К 1935 году, надо сказать, квантовая гравитация находилась в состоянии весенней спячки. Считалось, что гравитацию можно проквантовать тем же макаром, что электродинамику, просто сам этот «макар» надо довести до ума. Но если квантовая электродинамика была совершенно необходима для понимания реальных явлений атомной и ядерной физики, то причинами для квантования гравитации были лишь возвышенные «общие соображения».

Бронштейн прекрасно понимал (и был первым в этом понимании), что главные физические задачи, которые требовали квантовой гравитации, не меньше требовали сильного поля — конец жизни звезды и начало жизни Вселенной.

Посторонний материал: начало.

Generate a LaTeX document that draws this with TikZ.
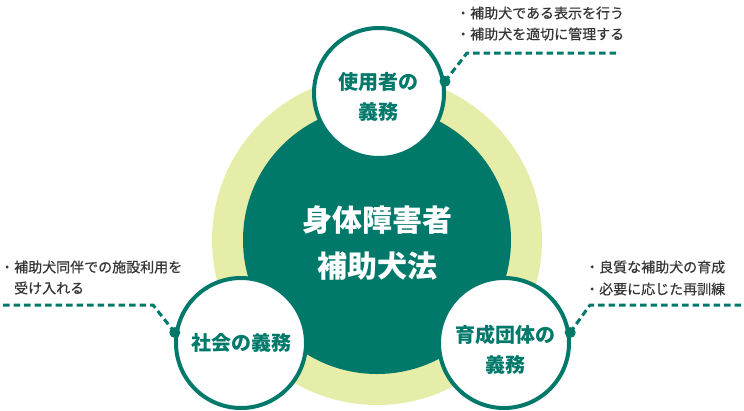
\documentclass[tikz,border=0pt]{standalone}
\usepackage{fontspec}
\setmainfont{Noto Sans CJK JP}
\newfontfamily\jpmed{Noto Sans CJK JP}[FakeBold=0.5]
\definecolor{teal1}{HTML}{00796B}
\definecolor{ring}{HTML}{E6EDA8}
\definecolor{txt}{HTML}{363636}
\begin{document}
\begin{tikzpicture}[x=1pt,y=-1pt,
  duty/.style={circle,draw=teal1,line width=4pt,fill=white,minimum size=130pt,inner sep=0pt},
  dutytext/.style={text=teal1,font=\fontsize{20}{20}\selectfont\bfseries,inner sep=0pt},
  listtext/.style={text=txt,font=\jpmed\fontsize{14}{14}\selectfont,inner sep=0pt,anchor=west},
  lead/.style={draw=teal1,line width=3pt,dash pattern=on 6.5pt off 4pt},
  leaddot/.style={circle,fill=teal1,minimum size=11pt,inner sep=0pt}]
\useasboundingbox (0,0) rectangle (744,410);
% central circles
\node[circle,fill=ring,minimum size=330pt,inner sep=0pt] (ringc) at (377,240) {};
\node[circle,fill=teal1,minimum size=268pt,inner sep=0pt] (law) at (377,240) {};
\node[text=white,font=\fontsize{30}{30}\selectfont\bfseries,inner sep=0pt] (lawa) at (377,220) {身体障害者};
\node[text=white,font=\fontsize{30}{30}\selectfont\bfseries,inner sep=0pt] (lawb) at (377,266) {補助犬法};
% duty circles
\node[duty] (user) at (379,93) {};
\node[duty] (soc) at (241,343) {};
\node[duty] (org) at (504,343) {};
\node[dutytext] (usera) at (378,82) {使用者の};
\node[dutytext] (userb) at (378,112) {義務};
\node[dutytext] (soca) at (241.5,343) {社会の義務};
\node[dutytext] (orga) at (505,335) {育成団体の};
\node[dutytext] (orgb) at (505,365) {義務};
% leader lines
\node[leaddot] (d1) at (user.10) {};
\node[leaddot] (d2) at (soc.171) {};
\node[leaddot] (d3) at (org.9) {};
\coordinate (c1) at (467,53);
\coordinate (e1) at (619,53);
\coordinate (c2) at (153,305);
\coordinate (e2) at (0,305);
\coordinate (c3) at (590,305);
\coordinate (e3) at (744,305);
\draw[lead] (d1.center) -- (c1) -- (e1);
\draw[lead] (d2.center) -- (c2) -- (e2);
\draw[lead] (d3.center) -- (c3) -- (e3);
% lists
\node[listtext] (t1) at (456,13) {・補助犬である表示を行う};
\node[listtext] (t2) at (456,34) {・補助犬を適切に管理する};
\node[listtext] (s1) at (0,267) {・補助犬同伴での施設利用を};
\node[listtext] (s2) at (14,288) {受け入れる};
\node[listtext] (o1) at (585,267) {・良質な補助犬の育成};
\node[listtext] (o2) at (585,289) {・必要に応じた再訓練};
\end{tikzpicture}
\end{document}
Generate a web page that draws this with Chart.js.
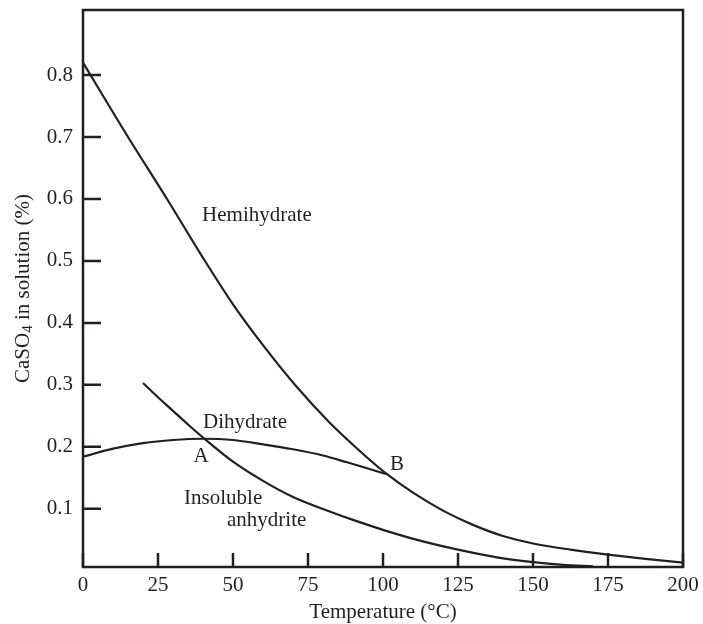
<!DOCTYPE html>
<html lang="en">
<head>
<meta charset="UTF-8">
<title>CaSO4 in solution vs temperature</title>
<style>
    html, body { margin: 0; padding: 0; background: #fff; }
</style>
<script src="https://cdn.jsdelivr.net/npm/chart.js"></script>
</head>
<body>
<canvas id="solubilityChart" width="703" height="624"></canvas>
<script>
    // Solubility curves (temperature in °C, CaSO4 in %)
    const hemiTemps = [0, 15, 28, 40, 50, 60, 71, 82, 93, 101, 110, 120, 130, 140, 150, 162.5, 175, 187.5, 200];
    const hemiValues = [0.82, 0.70, 0.60, 0.505, 0.43, 0.364, 0.298, 0.24, 0.19, 0.157, 0.126, 0.097, 0.074, 0.056, 0.044, 0.034, 0.026, 0.019, 0.013];

    const diTemps = [0, 10, 20, 30, 40, 50, 60, 70, 80, 88, 95, 101];
    const diValues = [0.184, 0.197, 0.206, 0.211, 0.213, 0.211, 0.204, 0.196, 0.186, 0.175, 0.165, 0.156];

    const anhyTemps = [20, 25, 30, 35, 40, 50, 60, 70, 82, 90, 100, 112, 125, 137.5, 150, 160, 170];
    const anhyValues = [0.303, 0.28, 0.258, 0.236, 0.215, 0.176, 0.145, 0.119, 0.096, 0.082, 0.066, 0.049, 0.034, 0.022, 0.014, 0.0095, 0.007];

    const xTicks = [0, 25, 50, 75, 100, 125, 150, 175, 200];
    const yTicks = [0.1, 0.2, 0.3, 0.4, 0.5, 0.6, 0.7, 0.8];

    const ink = '#231f20';
    const serif = '"Liberation Serif", "DejaVu Serif", serif';

    // Region and point names, anchored in data units
    const curveLabels = [
        { text: 'Hemihydrate', x: 39.7, y: 0.573, align: 'left' },
        { text: 'Dihydrate', x: 40, y: 0.239, align: 'left' },
        { text: 'A', x: 39.4, y: 0.185, align: 'center' },
        { text: 'B', x: 104.7, y: 0.171, align: 'center' },
        { text: 'Insoluble', x: 33.7, y: 0.116, align: 'left' },
        { text: 'anhydrite', x: 48, y: 0.081, align: 'left' }
    ];

    const toPoints = (xs, ys) => xs.map((t, i) => ({ x: t, y: ys[i] }));

    const curve = (label, xs, ys) => ({
        label: label,
        data: toPoints(xs, ys),
        borderColor: ink,
        borderWidth: 2.2,
        pointRadius: 0,
        fill: false,
        cubicInterpolationMode: 'monotone'
    });

    // Box frame, inward tick marks, curve names and axis titles
    const framePlugin = {
        id: 'framePlugin',
        afterDatasetsDraw(chart) {
            const { ctx, chartArea: a, scales } = chart;
            const x = scales.x, y = scales.y;
            ctx.save();
            ctx.strokeStyle = ink;
            ctx.lineWidth = 2.5;
            ctx.strokeRect(a.left, a.top, a.right - a.left, a.bottom - a.top);

            ctx.beginPath();
            xTicks.forEach(v => {
                const px = x.getPixelForValue(v);
                ctx.moveTo(px, a.bottom);
                ctx.lineTo(px, a.bottom - 14);
            });
            yTicks.forEach(v => {
                const py = y.getPixelForValue(v);
                ctx.moveTo(a.left, py);
                ctx.lineTo(a.left + 18, py);
            });
            ctx.stroke();

            ctx.fillStyle = ink;
            ctx.font = '21px ' + serif;
            ctx.textBaseline = 'middle';
            curveLabels.forEach(l => {
                ctx.textAlign = l.align;
                ctx.fillText(l.text, x.getPixelForValue(l.x), y.getPixelForValue(l.y));
            });

            ctx.textAlign = 'center';
            ctx.fillText('Temperature (°C)', (a.left + a.right) / 2, a.bottom + 45);

            // y title with subscript 4
            ctx.translate(23, (a.top + a.bottom) / 2);
            ctx.rotate(-Math.PI / 2);
            ctx.textAlign = 'left';
            const big = '21px ' + serif, small = '15px ' + serif;
            ctx.font = big;
            const w1 = ctx.measureText('CaSO').width;
            const w3 = ctx.measureText(' in solution (%)').width;
            ctx.font = small;
            const w2 = ctx.measureText('4').width;
            let cx = -(w1 + w2 + w3) / 2;
            ctx.font = big;
            ctx.fillText('CaSO', cx, 0);
            cx += w1;
            ctx.font = small;
            ctx.fillText('4', cx, 5);
            cx += w2;
            ctx.font = big;
            ctx.fillText(' in solution (%)', cx, 0);
            ctx.restore();
        }
    };

    const ctxSol = document.getElementById('solubilityChart').getContext('2d');
    const solubilityChart = new Chart(ctxSol, {
        type: 'line',
        data: {
            datasets: [
                curve('Hemihydrate', hemiTemps, hemiValues),
                curve('Dihydrate', diTemps, diValues),
                curve('Insoluble anhydrite', anhyTemps, anhyValues)
            ]
        },
        options: {
            responsive: false,
            animation: false,
            layout: { padding: { top: 10, right: 20, left: 0, bottom: 0 } },
            plugins: {
                legend: { display: false },
                tooltip: { enabled: false }
            },
            scales: {
                x: {
                    type: 'linear',
                    min: 0,
                    max: 200,
                    grid: { display: false, drawTicks: false },
                    border: { display: false },
                    afterBuildTicks: s => { s.ticks = xTicks.map(v => ({ value: v })); },
                    afterFit: s => { s.height = 57; s.paddingLeft = 0; s.paddingRight = 0; },
                    ticks: {
                        color: ink,
                        padding: 6,
                        font: { family: serif, size: 21 },
                        callback: v => String(v)
                    }
                },
                y: {
                    type: 'linear',
                    min: 0.006,
                    max: 0.905,
                    grid: { display: false, drawTicks: false },
                    border: { display: false },
                    afterBuildTicks: s => { s.ticks = yTicks.map(v => ({ value: v })); },
                    afterFit: s => { s.width = 83; s.paddingTop = 0; s.paddingBottom = 0; },
                    ticks: {
                        color: ink,
                        padding: 10,
                        font: { family: serif, size: 21 },
                        callback: v => v.toFixed(1)
                    }
                }
            }
        },
        plugins: [framePlugin]
    });
</script>
</body>
</html>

Но прежде всего он построил квантовую теорию слабого гравитационного поля, когда искривление пространства-времени очень мало. В этом приближении он получил два первых физических результата — не удивительные, но совершенно необходимые для здоровой теории и требуемые принципом соответствия. Представляя гравитационное взаимодействие материальных тел посредством «промежуточного агента — гравитационных квантов», он из cGh-теории слабого поля получил в неквантовом пределе эйнштейновский cG-закон гравитационного излучения, а в классическом пределе — ньютоновский G-закон всемирного тяготения.

Дружеский шарж выражает отношение К.П. Бронштейна к научно-социалистическому планированию науки (когда на эту тему проводились Всесоюзные конференции): «Всякий план есть предсказание». Однако предсказание о теории квантовой гравитации он сделал без помощи гадальных карт; лишь силой научной логики.

Единственным способом пощупать сильно-квантовый случай был анализ измеримости в cGh-теории.

Именно проводя этот анализ, Бронштейн обнаружил «принципиальное различие между квантовой электродинамикой и квантовой теорией гравитационного поля». Различие это коренится в физическом свойстве гравигации, открытом еще Галилеем и ставшим основой эйнштейновской теории гравитации: движение тела в гравитационном поле не зависит от его массы, движение брошенного камня зависит только от его начальной скорости. Другими словами, гравитационный заряд и масса тела в сущности одно и то же. Поэтому в гравитации и неприменим метод, указанный Бором для электродинамики.